Petra loves to tell cuentos and dreams of becoming a storyteller like her grandmother. But destiny is about to seriously disrupt this innocent dream. With the Earth about to be destroyed by a comet, a very small number of people have been chosen to board spaceships that will take them on a nearly-four-hundred-year journey to a distant hospitable planet in order to rebuild. Petra's family are among the chosen ones. They will sleep in suspended animation for the duration of the voyage, tended by monitors who will spend their lifetimes taking care of the ship, passing along their responsibilities to their children and grandchildren. It will take many generations of these monitors until the ships reach their destination.
Years later, when the ships reach the end of their trip, Petra is awoken to discover that things have gone horribly wrong. A totalitarian Collective has taken over the ship and enslaved everyone in the name of achieving a stifling consensus. To maintain the control, the leaders use a combination of sedatives and ignorance. Key among their policies is forgetting everything about the past and so they systematically erase the memories of the sleepers when they bring them out of hibernation. No one can be allowed to remember how life was on Earth. Instead, all thoughts must be focused on the Collective and its current mission. For some reason, Petra proves resistant to attempts at wiping her memories and she sets about covertly to undermine the regime. Using her talents as a storyteller and her memories of Earth, she tries to enlist allies and save humanity.

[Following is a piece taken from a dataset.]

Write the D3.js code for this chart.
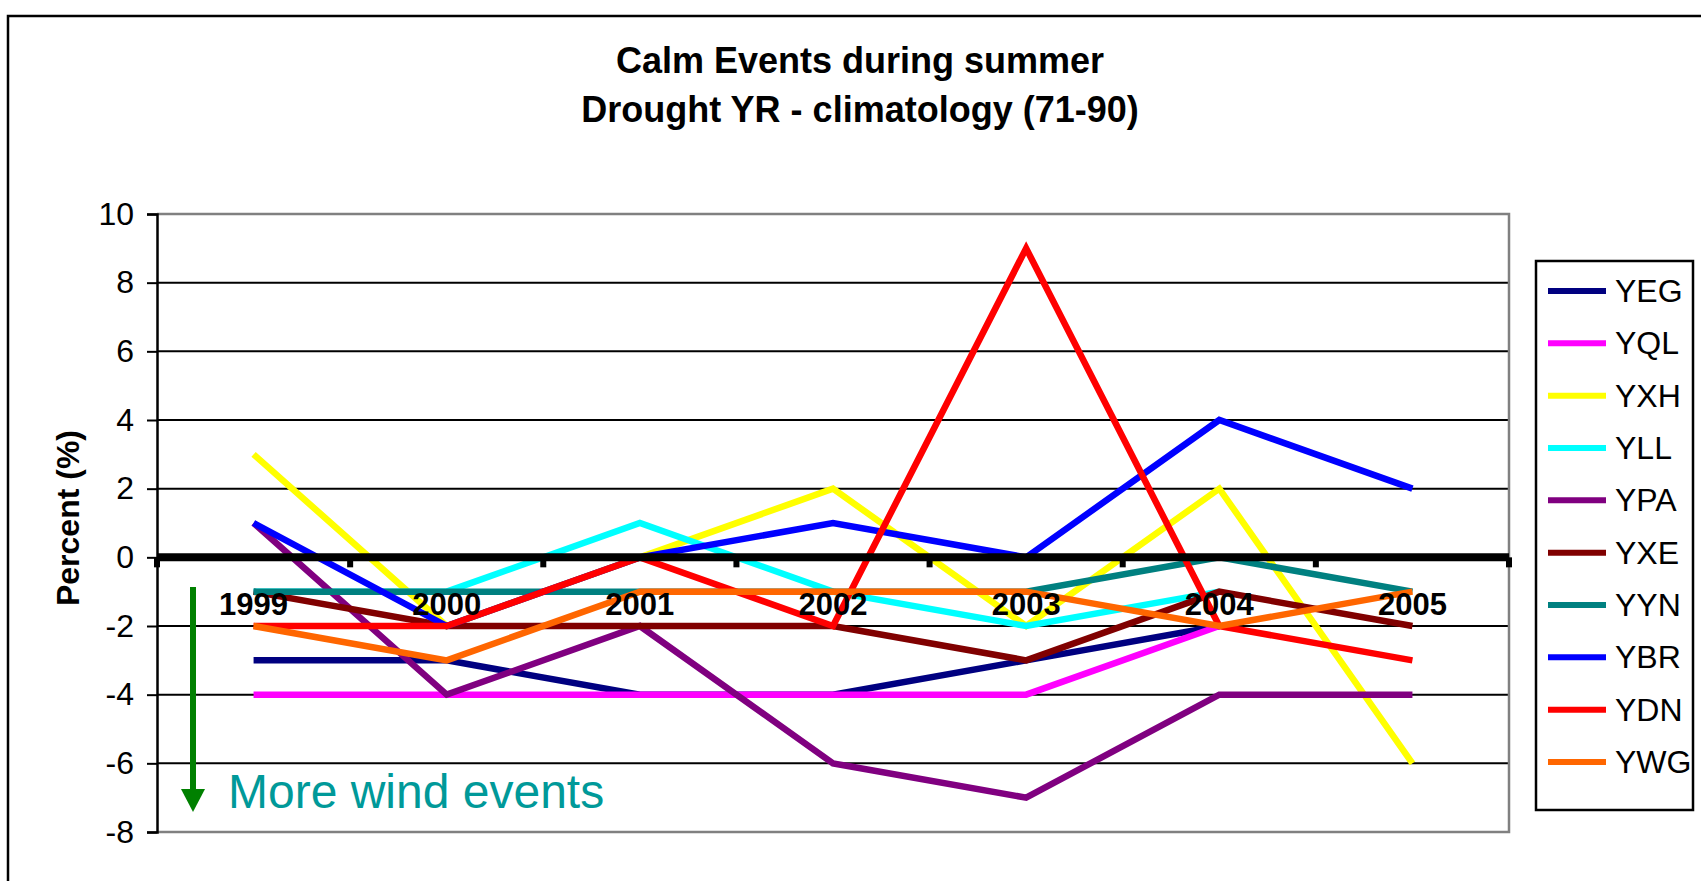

Part Gabriel García Márquez and part Ben Bova (i.e., The Exiles Trilogy), Higuera creates a unique Hispanic-flavored science fiction story. The narrative is uneven, with frequent flashbacks to Petra and her time on Earth jarring the narrative flow. The overall depressing nature of the story (i.e., end of humanity) is not fully balanced with the optimistic message of Petra's cuentos and a very open endings leaves much of the dilemma unresolved. Petra's stories (adapted from traditional folk tales) do not always align with the ongoing action.
As science fiction, then, the story does not always manage to be a success, but the deeper message of the importance of oral history and culture as the root of what makes us human is powerful and quite moving. Marketed to middle school readers, the serious themes and the upsetting nature of the material probably make it more appropriate for an older audience.